As Lucy Kobbs turned the final page of the seventh and last book in the "Harry Potter" series, she took a pencil to the wall beside her bed and memorialized the end of an era: 7/22/07, 3:20 a.m.
"It's one of those books that will stick with me for life," said Kobbs, who started reading the first "Harry Potter" book when she was in sixth grade, about the same age as the bespectacled young wizard who grew up alongside her, and finished the last within a day of its release.
Now 23, a graduate of the University of Wisconsin-Milwaukee and working as a sales associate, Kobbs is part of the so-called "Generation Hex," kids who came of age with the series' release and even in adulthood find their reading habits shaped by J.K. Rowling's magic.
Many are fantasy buffs, follow serials, have high standards for story. Many devour books, big ones, unfazed by 870-page tomes like "Harry Potter and the Order of the Phoenix."
Suzanne Keen, English professor and interim dean at Washington and Lee University, said she was struck that the sophomores who took her seminar last fall on Charles Dickens were far more capable of dealing with his long material than the students who took the class five years earlier.
"They had in effect learned how to deal with very long fiction, multi-plot novels, large casts of characters, humorous satire," Keen said. She said other English professors have noticed similar improvements in students' abilities to handle Victor Hugo's work and William Makepeace Thackeray's "Vanity Fair."
Keen sees quantitative evidence of this shift in a large study by the Census Bureau and the National Endowment for the Arts, which in 2008 found a sharp reversal in the steady decline in adult literary reading. The improvement among 18- to 24-year-olds was particularly "startling," the study found, with 21 percent more literary readers than six years before. Though the study credits literacy programs, Keen wonders if the "Harry Potter" generation had entered the sample pool, a heartening sign even if all they're reading is young adult fantasy.
"A person who has a habit of immersion reading, I can work with that reader in a way to open them up to somewhat more difficult and challenging works of fiction," Keen said.

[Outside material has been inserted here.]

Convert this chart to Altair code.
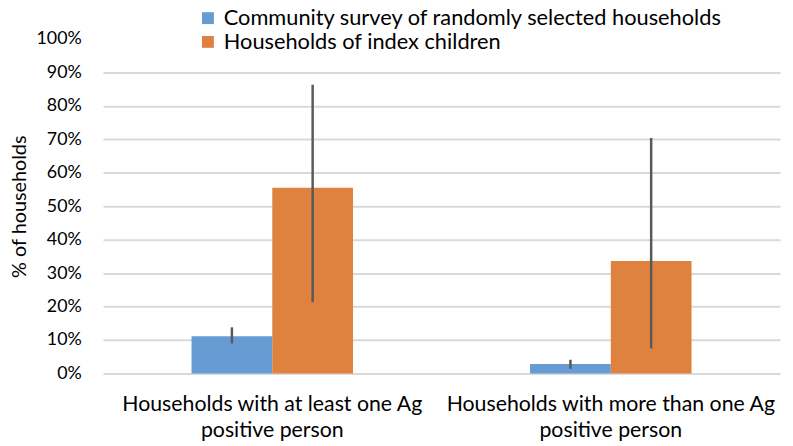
import altair as alt
import pandas as pd

categories = ["Households with at least one Ag|positive person",
              "Households with more than one Ag|positive person"]
series = ["Community survey of randomly selected households",
          "Households of index children"]
community = [11.1, 2.8]
community_low = [9.0, 1.4]
community_high = [13.8, 4.1]
index_children = [55.5, 33.6]
index_low = [21.3, 7.5]
index_high = [86.3, 70.4]

rows = []
for i, c in enumerate(categories):
    rows.append({"cat": c, "series": series[0], "val": community[i],
                 "lo": community_low[i], "hi": community_high[i]})
    rows.append({"cat": c, "series": series[1], "val": index_children[i],
                 "lo": index_low[i], "hi": index_high[i]})
df = pd.DataFrame(rows)

FONT = "Lato"

x_axis = alt.Axis(labelExpr="split(datum.label, '|')", labelAngle=0,
                  labelFontSize=21.5, labelLineHeight=27, labelPadding=31,
                  labelColor="#000000", labelFont=FONT, labelLimit=400,
                  labelOverlap=False, labelBaseline="middle",
                  domain=False, ticks=False)
x_scale = alt.Scale(paddingInner=0.523, paddingOuter=0.2615)
y_axis = alt.Axis(values=list(range(0, 101, 10)),
                  labelExpr="datum.value + '%'", labelOverlap=False,
                  labelFontSize=18, labelColor="#000000", labelFont=FONT,
                  labelPadding=22, domain=False, ticks=False,
                  grid=True, gridWidth=2,
                  gridColor={"condition": {"test": "datum.value == 100", "value": "transparent"},
                             "value": "#D9D9D9"},
                  titleFontSize=20, titleFontWeight="normal", titleColor="#000000",
                  titleFont=FONT, titlePadding=7)
y_scale = alt.Scale(domain=[0, 100], nice=False)
off_scale = alt.Scale(paddingInner=0, paddingOuter=0)

bars = alt.Chart(df).mark_bar().encode(
    x=alt.X("cat:N", sort=categories, title=None, scale=x_scale, axis=x_axis),
    xOffset=alt.XOffset("series:N", sort=series, scale=off_scale),
    y=alt.Y("val:Q", title="% of households", scale=y_scale, axis=y_axis),
    color=alt.Color("series:N", sort=series,
                    scale=alt.Scale(domain=series, range=["#669BD4", "#E0823F"]),
                    legend=alt.Legend(title=None, orient="none", legendX=95, legendY=-32,
                                      direction="vertical", symbolType="square",
                                      symbolSize=144, symbolStrokeWidth=0,
                                      labelFontSize=22, labelFont=FONT, labelColor="#000000",
                                      rowPadding=2, labelOffset=5, labelLimit=700))
)

err = alt.Chart(df).mark_rule(color="#595959", strokeWidth=2.5).encode(
    x=alt.X("cat:N", sort=categories, title=None, scale=x_scale, axis=x_axis),
    xOffset=alt.XOffset("series:N", sort=series, scale=off_scale),
    y=alt.Y("lo:Q", title="% of households", scale=y_scale, axis=y_axis),
    y2="hi:Q"
)

chart = alt.layer(bars, err).properties(
    width=684, height=338,
    autosize=alt.AutoSizeParams(type="none"),
    padding={"left": 96, "top": 29, "right": 5, "bottom": 70},
).configure_view(stroke=None).configure_axis(labelFont=FONT, titleFont=FONT)

chart.save("out.html", embed_options={"renderer": "svg", "actions": False})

John Granger, an authority on Harry Potter as literature, said it's not just Gen Hex whose literary outlook has been transformed by Rowling. Hoping to re-create the Harry Potter experience, publishers have covered bookstore walls with serial fiction aiming to keep readers engaged with chosen-one characters in supernatural situations fighting to deliver the world from some evil.
"Harry Potter represents really a pivotal point in literacy and appreciation of literature that no one could have anticipated," said Granger, known as "The Hogwarts Professor" and author of "The Deathly Hallows Lectures." "We don't realize that we are all swimming in a Harry Potter ocean."
An ocean of more than 4,000 wand-wielding fans poured into the Chicago Hilton earlier this month for the massive Harry Potter convention LeakyCon, named after the Leaky Cauldron pub in the series that can only be seen by wizards. Undying love for Hogwarts met heady anticipation for Rowling's new novel, her first to target an adult audience.
"The Casual Vacancy," to be released Sept. 27, has been kept under tight wraps. The publisher released only a vague description about an election in a divided English town, stirring excitement and curiosity among fans who wonder how Rowling's style will translate to real-world settings.
"I'm nervous, I worry about what other people are going to say," said Michael Crowley, 22, who starts law school this fall at Boston University, exuding a loving protectiveness of Rowling that abounds among her fans. "You don't speak bad about the queen, and you don't speak bad about J.K.R."
What J.K.R — or J.K., or Jo, or Goddess Rowling, as the most diehard Potterheads call her — did to earn such literary loyalty ranges from the subtle to the seismic, from sparking imagination to molding book choices to being the reason some kids read at all.
Kobbs, who likes to pick up '80s and '90s fantasy series she finds at thrift stores, said she reads all books through the lens of "Harry Potter," examining how well they execute Rowling's devices.
Grace Smith, who started listening to Harry Potter as books on tape during family road trips when she was 7, said the series raised her standards.
"I don't have any patience for things that aren't thought out," said Smith, 19, a biology major at Oakland University in Michigan, who on this occasion was dressed as Professor Dumbledore's pet phoenix Fawkes, though somewhat more elegant in a long red evening gown with cardboard wings, tail feathers and a beak on her head.
Since the series ended, Smith has immersed herself in Wally Lamb's fiction because she appreciates "popular books that are really well-written."